#### Data extract

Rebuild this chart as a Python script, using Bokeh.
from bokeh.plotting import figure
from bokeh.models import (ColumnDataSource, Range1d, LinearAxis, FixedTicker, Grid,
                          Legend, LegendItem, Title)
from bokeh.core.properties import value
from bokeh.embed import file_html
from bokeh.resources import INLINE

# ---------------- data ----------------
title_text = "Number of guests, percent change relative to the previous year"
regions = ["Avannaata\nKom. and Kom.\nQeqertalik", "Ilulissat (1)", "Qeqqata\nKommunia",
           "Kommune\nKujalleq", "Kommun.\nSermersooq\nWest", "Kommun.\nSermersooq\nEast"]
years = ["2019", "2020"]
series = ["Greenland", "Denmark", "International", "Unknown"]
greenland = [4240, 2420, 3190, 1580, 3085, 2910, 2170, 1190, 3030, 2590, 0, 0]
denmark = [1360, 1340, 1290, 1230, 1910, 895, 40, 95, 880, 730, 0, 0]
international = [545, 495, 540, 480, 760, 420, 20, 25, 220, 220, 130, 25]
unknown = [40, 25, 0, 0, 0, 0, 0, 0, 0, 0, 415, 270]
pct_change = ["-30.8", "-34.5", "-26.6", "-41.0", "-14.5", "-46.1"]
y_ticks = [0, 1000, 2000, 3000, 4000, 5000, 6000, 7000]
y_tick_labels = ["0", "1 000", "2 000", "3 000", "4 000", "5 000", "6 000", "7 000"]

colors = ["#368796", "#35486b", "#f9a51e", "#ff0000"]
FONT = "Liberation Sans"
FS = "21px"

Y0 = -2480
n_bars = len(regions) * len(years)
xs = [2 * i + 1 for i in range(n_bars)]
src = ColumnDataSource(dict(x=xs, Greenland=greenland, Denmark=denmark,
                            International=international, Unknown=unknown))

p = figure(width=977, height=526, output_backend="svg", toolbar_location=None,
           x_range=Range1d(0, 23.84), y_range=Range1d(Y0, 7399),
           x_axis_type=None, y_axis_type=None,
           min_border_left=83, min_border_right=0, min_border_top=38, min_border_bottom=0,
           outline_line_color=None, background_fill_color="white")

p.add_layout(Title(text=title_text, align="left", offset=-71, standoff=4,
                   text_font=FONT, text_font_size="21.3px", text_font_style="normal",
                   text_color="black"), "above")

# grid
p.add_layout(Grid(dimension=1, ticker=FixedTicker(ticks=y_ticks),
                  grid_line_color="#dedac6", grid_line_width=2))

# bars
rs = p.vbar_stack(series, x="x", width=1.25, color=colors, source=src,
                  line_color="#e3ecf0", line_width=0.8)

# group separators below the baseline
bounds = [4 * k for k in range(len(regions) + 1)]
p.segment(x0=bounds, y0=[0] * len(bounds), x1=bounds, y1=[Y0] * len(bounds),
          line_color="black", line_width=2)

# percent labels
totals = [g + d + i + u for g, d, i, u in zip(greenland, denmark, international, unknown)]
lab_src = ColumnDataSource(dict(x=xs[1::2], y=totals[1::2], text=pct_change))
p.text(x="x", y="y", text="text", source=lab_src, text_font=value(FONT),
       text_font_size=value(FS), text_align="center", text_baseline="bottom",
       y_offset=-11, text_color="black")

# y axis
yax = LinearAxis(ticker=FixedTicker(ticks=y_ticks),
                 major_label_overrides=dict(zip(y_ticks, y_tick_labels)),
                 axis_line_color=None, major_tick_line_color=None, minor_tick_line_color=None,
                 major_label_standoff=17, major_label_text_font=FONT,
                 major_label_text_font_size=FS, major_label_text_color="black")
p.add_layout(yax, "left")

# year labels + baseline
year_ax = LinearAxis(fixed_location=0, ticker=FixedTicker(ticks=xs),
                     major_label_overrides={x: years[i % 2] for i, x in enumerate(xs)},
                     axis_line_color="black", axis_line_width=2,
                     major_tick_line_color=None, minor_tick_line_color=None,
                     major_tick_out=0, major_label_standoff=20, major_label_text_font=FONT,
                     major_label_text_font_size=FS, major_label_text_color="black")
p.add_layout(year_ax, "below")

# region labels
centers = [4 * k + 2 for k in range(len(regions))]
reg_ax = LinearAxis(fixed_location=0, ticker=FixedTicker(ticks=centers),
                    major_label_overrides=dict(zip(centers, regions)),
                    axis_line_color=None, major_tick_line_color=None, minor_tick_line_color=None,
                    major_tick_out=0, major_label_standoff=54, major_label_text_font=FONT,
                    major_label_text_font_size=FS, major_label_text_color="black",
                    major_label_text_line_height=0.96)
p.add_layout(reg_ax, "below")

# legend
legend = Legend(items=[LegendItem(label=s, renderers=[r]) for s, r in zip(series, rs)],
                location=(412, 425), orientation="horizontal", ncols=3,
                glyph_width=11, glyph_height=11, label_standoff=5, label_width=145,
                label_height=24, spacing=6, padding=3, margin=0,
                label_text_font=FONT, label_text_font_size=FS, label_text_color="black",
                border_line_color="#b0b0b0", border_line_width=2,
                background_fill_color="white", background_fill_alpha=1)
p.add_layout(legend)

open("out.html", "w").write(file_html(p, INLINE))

########

◆ Your instructions ◆
From the first line of the data above to the line holding "International=international, Unknown=unknown))", reproduce each line exactly; emit no other lines.

◆ Answer to the task ◆
Rebuild this chart as a Python script, using Bokeh.
from bokeh.plotting import figure
from bokeh.models import (ColumnDataSource, Range1d, LinearAxis, FixedTicker, Grid,
                          Legend, LegendItem, Title)
from bokeh.core.properties import value
from bokeh.embed import file_html
from bokeh.resources import INLINE

# ---------------- data ----------------
title_text = "Number of guests, percent change relative to the previous year"
regions = ["Avannaata\nKom. and Kom.\nQeqertalik", "Ilulissat (1)", "Qeqqata\nKommunia",
           "Kommune\nKujalleq", "Kommun.\nSermersooq\nWest", "Kommun.\nSermersooq\nEast"]
years = ["2019", "2020"]
series = ["Greenland", "Denmark", "International", "Unknown"]
greenland = [4240, 2420, 3190, 1580, 3085, 2910, 2170, 1190, 3030, 2590, 0, 0]
denmark = [1360, 1340, 1290, 1230, 1910, 895, 40, 95, 880, 730, 0, 0]
international = [545, 495, 540, 480, 760, 420, 20, 25, 220, 220, 130, 25]
unknown = [40, 25, 0, 0, 0, 0, 0, 0, 0, 0, 415, 270]
pct_change = ["-30.8", "-34.5", "-26.6", "-41.0", "-14.5", "-46.1"]
y_ticks = [0, 1000, 2000, 3000, 4000, 5000, 6000, 7000]
y_tick_labels = ["0", "1 000", "2 000", "3 000", "4 000", "5 000", "6 000", "7 000"]

colors = ["#368796", "#35486b", "#f9a51e", "#ff0000"]
FONT = "Liberation Sans"
FS = "21px"

Y0 = -2480
n_bars = len(regions) * len(years)
xs = [2 * i + 1 for i in range(n_bars)]
src = ColumnDataSource(dict(x=xs, Greenland=greenland, Denmark=denmark,
                            International=international, Unknown=unknown))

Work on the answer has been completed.